In stating his requirements, Schmitt had one firm request. "We requested AMD
Opteron™ processors in the servers because we believed their memory management
was superior," he says. "Our cluster is 100 percent AMD Opteron processor-based."
This even includes the processors in legacy servers the lab owned before PSSC
brought in its equipment. PSSC Labs supplied servers with 64-bit Dual-Core AMD
Opteron processors, along with 8 gigabytes of RAM, high-speed, low-latency InfiniBand
interconnects, and one 80-gigabyte hard drive.
Although the servers arrived with nearly perfect configurations, selecting cluster management software involved a longer period of trial and error for Schmitt. "We started off with Maui and Torque as the cluster software," he says, "and we have now settled on Moab, which has been a great product."
In addition to the PSSC Labs PowerWulf cluster servers, Schmitt added some existing server nodes with single-core AMD Opteron processors to create a free pool of computing resources for the engineering, physics, and chemistry students. "We share the cluster's resources with the rest of the community," he says. "We have a buy-in process where these other departments actually purchase hardware nodes and get four years of access to the cluster. But there's always enough performance left over for the genetics jobs."
Students and professors in the Computational Genetics Lab develop and run their own applications using standard tools such as C++, FORTRAN, Perl, Python, and Java. Students from the engineering, physics and chemistry departments use applications such as Fluent (a computational fluid dynamics tool), EMAN (a set of image/volume processing tools that perform single particle reconstructions to determine the 3- dimensional structures of molecules), and MatLab (a high-level technical computing language and interactive environment for algorithm development, data visualization, data analysis, and numerical computation).
As manager of the cluster, Schmitt also developed a web site that shows current utilization and usage information and facilitates scheduling to minimize request calls from potential users. The web site (http://discovery.dartmouth.edu) is open to anyone who wants to know more about the DISCOVERY cluster.
IMPACT
The performance and reliability of the PSSC Labs PowerWulf cluster servers have been
outstanding, and the cluster now supports major projects in cancer research as well as
other disciplines. "Students can now use hundreds of processors to handle a
computationally-intensive problem or to process 26 gigabytes of data in a few days
when it would have taken a year or more on a single system," says Schmitt.

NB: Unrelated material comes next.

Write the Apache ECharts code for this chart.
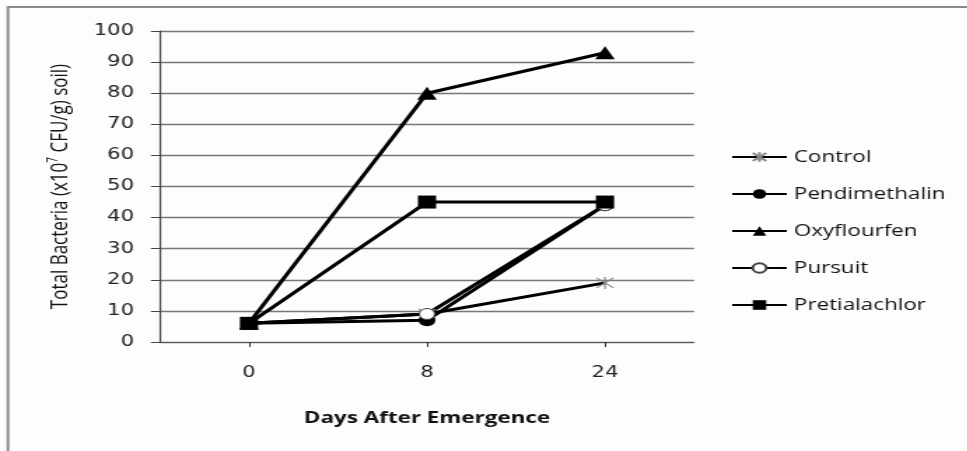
<!DOCTYPE html>
<html>
<head>
<meta charset="utf-8">
<style>
  html, body { margin: 0; padding: 0; background: #fdfdfd; overflow: hidden; }
  #wrap { width: 967px; height: 451px; overflow: hidden; }
  /* the figure is drawn narrow and widened, as in the printed original */
  #chart { width: 691px; height: 451px; transform: scaleX(1.4); transform-origin: 0 0; }
</style>
<script src="https://cdn.jsdelivr.net/npm/echarts@6/dist/echarts.min.js"></script>
</head>
<body>
<div id="wrap"><div id="chart"></div></div>
<script>
// Days after emergence (category axis)
const days = ['0', '8', '24'];

// Total bacteria counts (x10^7 CFU/g soil) per treatment
const control       = [6, 9, 19];
const pendimethalin = [6, 7, 44];
const oxyflourfen   = [6, 80, 93];
const pursuit       = [6, 9, 44];
const pretialachlor = [6, 45, 45];

const yTicks = { min: 0, max: 100, step: 10 };

const asterisk = 'path://M0,0L10,10M10,0L0,10M5,-1L5,11';

const chart = echarts.init(document.getElementById('chart'));

function lineSeries(name, data, symbol, size, itemStyle) {
  return {
    name, type: 'line', data,
    symbol, symbolSize: size,
    lineStyle: { color: '#000', width: 3 },
    itemStyle: Object.assign({ color: '#000' }, itemStyle || {}),
    emphasis: { disabled: true },
    animation: false
  };
}

chart.setOption({
  backgroundColor: '#fdfdfd',
  animation: false,
  graphic: [
    { type: 'line', shape: { x1: 5, y1: 7, x2: 700, y2: 7 }, style: { stroke: '#8a8a8a', lineWidth: 2 } },
    { type: 'line', shape: { x1: 5.7, y1: 6, x2: 5.7, y2: 451 }, style: { stroke: '#8a8a8a', lineWidth: 2 } }
  ],
  grid: { left: 114.3, right: 195.3, top: 31, bottom: 109, containLabel: false },
  legend: {
    orient: 'vertical',
    left: 517, top: 144,
    itemWidth: 39, itemHeight: 12, itemGap: 21,
    textStyle: { fontFamily: 'Open Sans', fontSize: 16, color: '#111' },
    data: ['Control', 'Pendimethalin', 'Oxyflourfen', 'Pursuit', 'Pretialachlor']
  },
  xAxis: {
    type: 'category',
    data: days,
    boundaryGap: true,
    name: 'Days After Emergence',
    nameLocation: 'middle',
    nameGap: 68,
    nameTextStyle: { fontFamily: 'Open Sans', fontWeight: 'bold', fontSize: 16, color: '#111' },
    axisLine: { lineStyle: { color: '#555', width: 1 } },
    axisTick: { show: true, alignWithLabel: true, length: 5, lineStyle: { color: '#333' } },
    axisLabel: { margin: 24, fontFamily: 'DejaVu Sans', fontSize: 15, color: '#222' },
    splitLine: { show: false }
  },
  yAxis: {
    type: 'value',
    min: yTicks.min, max: yTicks.max, interval: yTicks.step,
    name: '{a|Total Bacteria (x10}{s|7}{a| CFU/g) soil)}',
    nameLocation: 'middle',
    nameRotate: 90,
    nameGap: 62,
    nameTextStyle: {
      rich: {
        a: { fontFamily: 'Open Sans', fontSize: 17, color: '#111' },
        s: { fontFamily: 'Open Sans', fontSize: 10, color: '#111', verticalAlign: 'top', padding: [0, 0, 9, 0] }
      }
    },
    axisLine: { show: true, lineStyle: { color: '#444', width: 1.2 } },
    axisTick: { show: true, length: 6.5, lineStyle: { color: '#444' } },
    axisLabel: { margin: 18.6, fontFamily: 'DejaVu Sans', fontSize: 15, color: '#222' },
    splitLine: { show: true, lineStyle: { color: '#777', width: 1.3 } }
  },
  series: [
    lineSeries('Control', control, asterisk, 12, { color: 'none', borderColor: '#888', borderWidth: 1.2 }),
    lineSeries('Pendimethalin', pendimethalin, 'circle', 12),
    lineSeries('Oxyflourfen', oxyflourfen, 'triangle', [14, 13]),
    lineSeries('Pursuit', pursuit, 'circle', 11, { color: '#fff', borderColor: '#444', borderWidth: 1 }),
    lineSeries('Pretialachlor', pretialachlor, 'rect', 13)
  ]
});
</script>
</body>
</html>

In addition, InfiniBand's low latency server interconnects are also delivering fast results. "We have a user who saw a 70 percent improvement in processing speed on a job due to the InfiniBand interconnect," says Schmitt.
Although the PowerWulf cluster started with 25 dual-core nodes in 2005, Schmitt added dozens of nodes during 2006 to bring the cluster to its current total of 328 processor cores. For the future, he wants to increase the number of processing cores. "When Quad-Core AMD Opteron processors come out, we will replace our dual-core units as they reach their end-of-life cycles," says Schmitt. "We want to get to 500 CPUs within the next two years, and the only way we're going to get there in the space available is to use quad-core CPUs." Fortunately, the sophisticated power management capabilities of the AMD Opteron processor will allow Schmitt and his team to upgrade to Quad-Core AMD Opteron processors without linear increases in power requirements. Throughout the cluster's development, PSSC Labs has provided highly responsive support. "We get very excellent turnaround on our service requests, and we can always ship a system back to them if it's a big problem," says Schmitt.
By relying on AMD processor performance and PSSC Labs' deep knowledge of educational and scientific computing clusters, Peter Schmitt and the Dartmouth Computational Genetics Laboratory have built a truly scalable community resource that is helping speed the advance of medical science.